The policies Mamdani campaigned on—rent freezes, proposals for city-run grocery stores, expansive decommodification of housing, and wildly permissive public-safety stances—are textbook big-government experiments that will stifle small businesses and chase capital out of the city. Conservative voices warn these ideas aren’t theory; they have concrete consequences for commerce and public order, and experts from across the right-leaning press have already projected the economic damage that follows.
Worse still, the governor’s public embrace of Mamdani has Republicans smelling a sellout; Democrats who should be protecting New Yorkers’ livelihoods are instead pandering to the far left to shore up votes, and that “bending the knee” has infuriated voters who see Albany’s elites abandoning practical leadership. This is exactly the opening Republicans like Blakeman are seizing: exposing the alliance between a radical mayoral agenda and a governor who courts those same activists instead of defending families.
Blakeman has laid out a blunt alternative: restore law and order, defend property rights, and stop the hemorrhaging of taxpayers and employers out of New York; his campaign has already drawn high-profile endorsements and promises to put checks on radical city policies if elected governor. Voters tired of skyrocketing costs and rising disorder are responding to a campaign that vows to stand with police and business owners, not subsidize ideological experiments that punish the productive.
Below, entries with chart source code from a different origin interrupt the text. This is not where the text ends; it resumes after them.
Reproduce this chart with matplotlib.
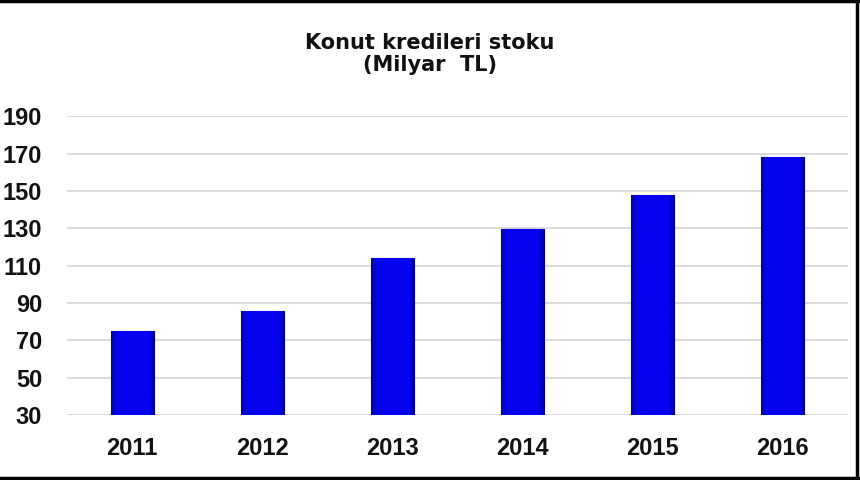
import matplotlib
matplotlib.use("Agg")
import matplotlib.pyplot as plt
from matplotlib.lines import Line2D
from matplotlib.colors import LinearSegmentedColormap
import numpy as np

years = ["2011", "2012", "2013", "2014", "2015", "2016"]
stock = [75, 86, 114, 129.5, 148, 168]
yticks = [30, 50, 70, 90, 110, 130, 150, 170, 190]

fig = plt.figure(figsize=(8.6, 4.8), dpi=100)
ax = fig.add_axes([0.078, 0.135, 0.908, 0.623])

x = np.arange(len(years))
bars = ax.bar(x, [v - 30 for v in stock], bottom=30, width=0.33,
              color="#0000e6", edgecolor="#000060", linewidth=0.8, zorder=3)

# slight shading toward the bar edges
grad = np.concatenate([np.linspace(0, 1, 8), np.ones(40), np.linspace(1, 0, 8)])
grad = grad[np.newaxis, :]
cmap = LinearSegmentedColormap.from_list("bb", ["#0000b0", "#0404f0"])
for b in bars:
    bx, by, bw, bh = b.get_x(), b.get_y(), b.get_width(), b.get_height()
    im = ax.imshow(grad, cmap=cmap, aspect="auto", zorder=3.5,
                   extent=[bx, bx + bw, by, by + bh])
    im.set_clip_path(b)

ax.set_xlim(-0.5, len(years) - 0.5)
ax.set_ylim(30, 190)
ax.set_yticks(yticks)
ax.set_xticks(x)
ax.set_xticklabels(years)
ax.grid(axis="y", color="#d4d4d4", linewidth=1.2, zorder=0)
ax.set_axisbelow(True)
for s in ax.spines.values():
    s.set_visible(False)
ax.tick_params(length=0)
ax.tick_params(axis="y", pad=18)
ax.tick_params(axis="x", pad=16)
for lab in ax.get_xticklabels() + ax.get_yticklabels():
    lab.set_fontfamily("Liberation Sans")
    lab.set_fontweight("bold")
    lab.set_fontsize(17)
    lab.set_color("#111111")

fig.text(0.5, 0.887, "Konut kredileri stoku\n(Milyar  TL)", ha="center", va="center",
         fontsize=15, fontweight="bold", color="#111111", linespacing=1.15)

# frame lines on top, right, bottom
fig.add_artist(Line2D([0, 1], [0.997, 0.997], color="black", lw=2.5))
fig.add_artist(Line2D([0, 1], [0.004, 0.004], color="black", lw=2.5))
fig.add_artist(Line2D([0.997, 0.997], [0, 1], color="black", lw=2.5))

fig.savefig("out.png", dpi=100)
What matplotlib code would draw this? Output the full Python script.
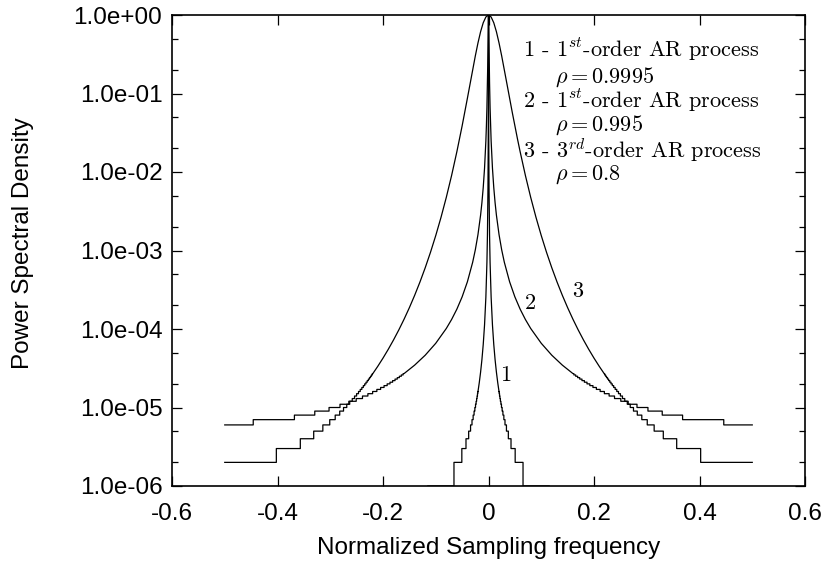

Patriotic conservatives across the state should treat this moment like a crossroads: accept the socialist slide and watch New York hollow out, or rally behind candidates who will reverse the damage and put common-sense policies back where they belong—at the service of hardworking families. Bruce Blakeman’s warnings are a clarion call: the next governor will decide whether New York remains a beacon of opportunity or becomes a cautionary tale of what happens when socialism replaces stewardship.